--- Start ---

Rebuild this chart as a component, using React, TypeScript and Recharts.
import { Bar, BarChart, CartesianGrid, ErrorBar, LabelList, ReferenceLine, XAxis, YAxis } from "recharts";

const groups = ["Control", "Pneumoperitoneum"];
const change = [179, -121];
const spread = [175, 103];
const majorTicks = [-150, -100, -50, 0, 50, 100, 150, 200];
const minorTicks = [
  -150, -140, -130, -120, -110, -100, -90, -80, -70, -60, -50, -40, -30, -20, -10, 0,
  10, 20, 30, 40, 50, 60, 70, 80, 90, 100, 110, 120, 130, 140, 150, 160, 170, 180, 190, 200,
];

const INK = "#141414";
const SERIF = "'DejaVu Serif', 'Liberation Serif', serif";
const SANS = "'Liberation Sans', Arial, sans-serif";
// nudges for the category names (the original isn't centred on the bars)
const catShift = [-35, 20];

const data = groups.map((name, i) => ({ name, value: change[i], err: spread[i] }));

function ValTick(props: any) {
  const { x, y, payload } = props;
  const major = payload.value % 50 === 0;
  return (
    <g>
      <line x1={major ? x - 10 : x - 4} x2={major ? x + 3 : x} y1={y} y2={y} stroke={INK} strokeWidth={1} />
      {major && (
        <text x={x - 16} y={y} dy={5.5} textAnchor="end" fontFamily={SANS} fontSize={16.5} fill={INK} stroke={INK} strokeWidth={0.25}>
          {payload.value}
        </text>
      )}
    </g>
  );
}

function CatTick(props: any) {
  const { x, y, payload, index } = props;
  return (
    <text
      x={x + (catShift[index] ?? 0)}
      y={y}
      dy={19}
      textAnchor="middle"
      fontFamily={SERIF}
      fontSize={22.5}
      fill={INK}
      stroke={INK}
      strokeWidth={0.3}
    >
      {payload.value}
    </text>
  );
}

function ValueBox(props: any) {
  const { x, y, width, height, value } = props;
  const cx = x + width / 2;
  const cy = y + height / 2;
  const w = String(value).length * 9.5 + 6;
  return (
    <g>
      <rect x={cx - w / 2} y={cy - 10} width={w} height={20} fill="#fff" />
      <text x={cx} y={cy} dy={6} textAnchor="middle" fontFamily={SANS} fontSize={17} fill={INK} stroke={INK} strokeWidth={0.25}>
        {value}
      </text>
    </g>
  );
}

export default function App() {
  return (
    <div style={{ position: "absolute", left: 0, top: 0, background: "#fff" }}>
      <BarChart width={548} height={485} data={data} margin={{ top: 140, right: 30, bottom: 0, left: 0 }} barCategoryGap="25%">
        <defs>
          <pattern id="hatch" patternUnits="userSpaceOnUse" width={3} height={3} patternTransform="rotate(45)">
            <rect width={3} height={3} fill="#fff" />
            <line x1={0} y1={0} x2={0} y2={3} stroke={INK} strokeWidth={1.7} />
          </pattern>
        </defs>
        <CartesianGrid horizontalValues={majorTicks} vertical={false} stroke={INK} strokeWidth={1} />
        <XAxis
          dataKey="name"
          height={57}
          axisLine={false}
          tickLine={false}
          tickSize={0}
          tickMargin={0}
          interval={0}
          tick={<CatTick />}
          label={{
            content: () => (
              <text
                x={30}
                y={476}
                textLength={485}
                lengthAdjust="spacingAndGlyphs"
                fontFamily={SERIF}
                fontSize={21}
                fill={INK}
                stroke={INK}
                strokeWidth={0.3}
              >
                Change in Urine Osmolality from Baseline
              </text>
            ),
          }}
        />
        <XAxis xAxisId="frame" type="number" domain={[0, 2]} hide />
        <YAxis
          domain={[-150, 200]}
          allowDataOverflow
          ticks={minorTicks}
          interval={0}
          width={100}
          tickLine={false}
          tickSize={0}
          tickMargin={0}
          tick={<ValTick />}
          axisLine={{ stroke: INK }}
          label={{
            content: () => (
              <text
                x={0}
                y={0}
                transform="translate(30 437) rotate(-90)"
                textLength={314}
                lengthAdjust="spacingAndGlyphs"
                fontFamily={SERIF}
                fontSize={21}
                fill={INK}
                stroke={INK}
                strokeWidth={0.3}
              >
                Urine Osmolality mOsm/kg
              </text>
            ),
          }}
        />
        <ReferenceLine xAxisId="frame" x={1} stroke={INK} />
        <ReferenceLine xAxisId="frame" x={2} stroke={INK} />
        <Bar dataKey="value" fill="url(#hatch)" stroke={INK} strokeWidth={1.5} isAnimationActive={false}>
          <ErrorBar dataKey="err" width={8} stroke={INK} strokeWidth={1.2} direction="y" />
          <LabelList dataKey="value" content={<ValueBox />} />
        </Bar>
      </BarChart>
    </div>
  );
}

--- End ---

WHAT IS REQUIRED => Copy out the data shown above without altering anything.

FINAL ANSWER =>
Rebuild this chart as a component, using React, TypeScript and Recharts.
import { Bar, BarChart, CartesianGrid, ErrorBar, LabelList, ReferenceLine, XAxis, YAxis } from "recharts";

const groups = ["Control", "Pneumoperitoneum"];
const change = [179, -121];
const spread = [175, 103];
const majorTicks = [-150, -100, -50, 0, 50, 100, 150, 200];
const minorTicks = [
  -150, -140, -130, -120, -110, -100, -90, -80, -70, -60, -50, -40, -30, -20, -10, 0,
  10, 20, 30, 40, 50, 60, 70, 80, 90, 100, 110, 120, 130, 140, 150, 160, 170, 180, 190, 200,
];

const INK = "#141414";
const SERIF = "'DejaVu Serif', 'Liberation Serif', serif";
const SANS = "'Liberation Sans', Arial, sans-serif";
// nudges for the category names (the original isn't centred on the bars)
const catShift = [-35, 20];

const data = groups.map((name, i) => ({ name, value: change[i], err: spread[i] }));

function ValTick(props: any) {
  const { x, y, payload } = props;
  const major = payload.value % 50 === 0;
  return (
    <g>
      <line x1={major ? x - 10 : x - 4} x2={major ? x + 3 : x} y1={y} y2={y} stroke={INK} strokeWidth={1} />
      {major && (
        <text x={x - 16} y={y} dy={5.5} textAnchor="end" fontFamily={SANS} fontSize={16.5} fill={INK} stroke={INK} strokeWidth={0.25}>
          {payload.value}
        </text>
      )}
    </g>
  );
}

function CatTick(props: any) {
  const { x, y, payload, index } = props;
  return (
    <text
      x={x + (catShift[index] ?? 0)}
      y={y}
      dy={19}
      textAnchor="middle"
      fontFamily={SERIF}
      fontSize={22.5}
      fill={INK}
      stroke={INK}
      strokeWidth={0.3}
    >
      {payload.value}
    </text>
  );
}

function ValueBox(props: any) {
  const { x, y, width, height, value } = props;
  const cx = x + width / 2;
  const cy = y + height / 2;
  const w = String(value).length * 9.5 + 6;
  return (
    <g>
      <rect x={cx - w / 2} y={cy - 10} width={w} height={20} fill="#fff" />
      <text x={cx} y={cy} dy={6} textAnchor="middle" fontFamily={SANS} fontSize={17} fill={INK} stroke={INK} strokeWidth={0.25}>
        {value}
      </text>
    </g>
  );
}

export default function App() {
  return (
    <div style={{ position: "absolute", left: 0, top: 0, background: "#fff" }}>
      <BarChart width={548} height={485} data={data} margin={{ top: 140, right: 30, bottom: 0, left: 0 }} barCategoryGap="25%">
        <defs>
          <pattern id="hatch" patternUnits="userSpaceOnUse" width={3} height={3} patternTransform="rotate(45)">
            <rect width={3} height={3} fill="#fff" />
            <line x1={0} y1={0} x2={0} y2={3} stroke={INK} strokeWidth={1.7} />
          </pattern>
        </defs>
        <CartesianGrid horizontalValues={majorTicks} vertical={false} stroke={INK} strokeWidth={1} />
        <XAxis
          dataKey="name"
          height={57}
          axisLine={false}
          tickLine={false}
          tickSize={0}
          tickMargin={0}
          interval={0}
          tick={<CatTick />}
          label={{
            content: () => (
              <text
                x={30}
                y={476}
                textLength={485}
                lengthAdjust="spacingAndGlyphs"
                fontFamily={SERIF}
                fontSize={21}
                fill={INK}
                stroke={INK}
                strokeWidth={0.3}
              >
                Change in Urine Osmolality from Baseline
              </text>
            ),
          }}
        />
        <XAxis xAxisId="frame" type="number" domain={[0, 2]} hide />
        <YAxis
          domain={[-150, 200]}
          allowDataOverflow
          ticks={minorTicks}
          interval={0}
          width={100}
          tickLine={false}
          tickSize={0}
          tickMargin={0}
          tick={<ValTick />}
          axisLine={{ stroke: INK }}
          label={{
            content: () => (
              <text
                x={0}
                y={0}
                transform="translate(30 437) rotate(-90)"
                textLength={314}
                lengthAdjust="spacingAndGlyphs"
                fontFamily={SERIF}
                fontSize={21}
                fill={INK}
                stroke={INK}
                strokeWidth={0.3}
              >
                Urine Osmolality mOsm/kg
              </text>
            ),
          }}
        />
        <ReferenceLine xAxisId="frame" x={1} stroke={INK} />
        <ReferenceLine xAxisId="frame" x={2} stroke={INK} />
        <Bar dataKey="value" fill="url(#hatch)" stroke={INK} strokeWidth={1.5} isAnimationActive={false}>
          <ErrorBar dataKey="err" width={8} stroke={INK} strokeWidth={1.2} direction="y" />
          <LabelList dataKey="value" content={<ValueBox />} />
        </Bar>
      </BarChart>
    </div>
  );
}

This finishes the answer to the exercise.